India-Pakistan trade ties turn sour
The ban was imposed when India altered the constitutional status of Jammu & Kashmir
image for illustrative purpose
Pakistan's sudden decision to resume trade with India and equally quick reversal after 24 hours has put the spotlight on economic ties between the two countries. If trade had resumed after a gap of 19 months, it would have been a significant development in the bilateral relationship even if the value of transactions was not large. The earlier plan was to lift the ban on trade with India for only two commodities, sugar and cotton. But it was expected that the list of tradable goods would have been expanded gradually.
The ban was imposed when India altered the constitutional status of Jammu & Kashmir. And it is on these grounds that the revised decision was articulated by the Human Rights Minister, who said trade could only be resumed after India restores the earlier status of Kashmir. But trade flows had already received a big blow prior to the ban by Pakistan when India decided to withdraw the grant of Most Favoured Nation status to its western neighbour after the Pulwama attack. It had simultaneously decided to impose 200 per cent duty on all imports from the neighbouring country. This immediately resulted in imports falling to negligible levels of about 14 million dollars in 2019-20 while exports fell by over 60 per cent to about 815 million dollars.
It must be recalled that before withdrawal of MFN status, trade between the two countries was estimated at 2.6 billion dollars in 2018-19, of which as much as 2 billion dollars was in the form of exports to Pakistan. As for MFN status, it comes under the rules of the World Trade Organisation (WTO) which mandates that members must provide non-discriminatory access to other member countries. India had granted this status to Pakistan as long ago as 1996, but there had been no reciprocal concession by that country. When India withdrew such status, it invoked the WTO provision allowing for exceptions on security grounds.
When the ban on trade was imposed by Pakistan, most exports to that country were diverted via Dubai. In fact, even in normal times, a large amount of trade between the two countries goes through this informal route rather than via the Wagah-Attari border. Rough estimates are that the value of India-Pakistan informal trade going through either Dubai or Singapore could have been as high 5 to 10 billion dollars even earlier.
One of the reasons for the circuitous route is that Pakistan had maintained a negative list of about 1200 items that could not be imported from India. These are the items that are sent through this informal trade channel.
Through the official route, however, Pakistan was largely importing cotton and organic chemicals prior to the ban. Other major imports were plastic goods, tanning and dyeing extracts and machinery. India, on the other hand, had been buying mineral oils, edible fruits and nuts, salt, ores and raw hides and leather from that country.
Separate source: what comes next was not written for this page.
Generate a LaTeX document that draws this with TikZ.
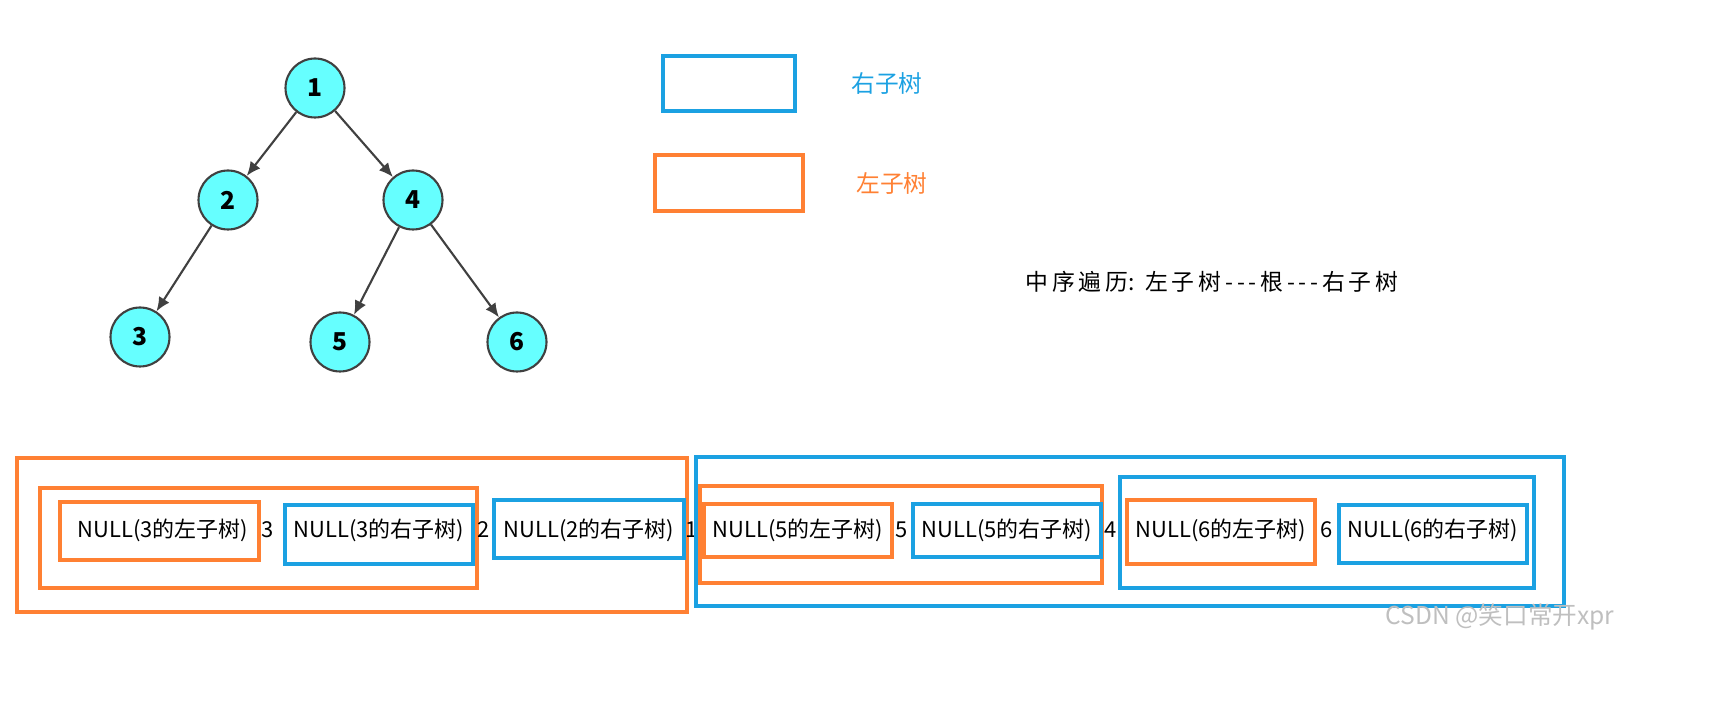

The decision and the reversal on the trade issue have taken place after the Line of Control ceasefire announced by the two countries in February. Now that the trade ban continues to remain in place, it clear that any wider economic cooperation between the two countries will have to be part of a larger dialogue process. There is no doubt, however, that trade and economic collaboration will be beneficial to both sides in the long run. It was short-sighted on the part of Pakistan earlier to have denied the MFN status to India when this country had done so without any hesitation. And despite worsening of ties over the years, India did not withdraw this concession even though there was no reciprocity. Ultimately, it was only after the Pulwama attack that a harder line was taken by the Modi government on economic and trade ties. Even then, however, there was no ban imposed on bilateral trade and it was left to Pakistan to snap this critical relationship about 19 months ago.
The widening of economic and trade ties between countries of South Asia had been the major impetus for the formation of the South Asian Association for Regional Cooperation (SAARC). It was envisaged that in the long run, despite political differences, countries in the region could get a boost to their economies by promoting free trade in the region. Other parts of the world, notably Europe and East Asia have benefited greatly from their regional economic groupings like the European Union and ASEAN. But SAARC has not been able to live up to its initial potential largely because of strife between India and Pakistan. Even though it would be in both countries self-interest to have collaboration in areas such as power generation, oil and gas pipeline networks as well as enhancing trade, any initiatives in this direction have failed due to cross-border terrorism issues.
Although the resumption of trade and that too in only two commodities would have been a tenuous beginning, it could conceivably have led to greater economic cooperation between the two countries. The scenario has now moved back two steps. The freeze in bilateral economic ties now looks set to continue for a longer period unless the backchannel talks that are reported to be under way yield some concrete results.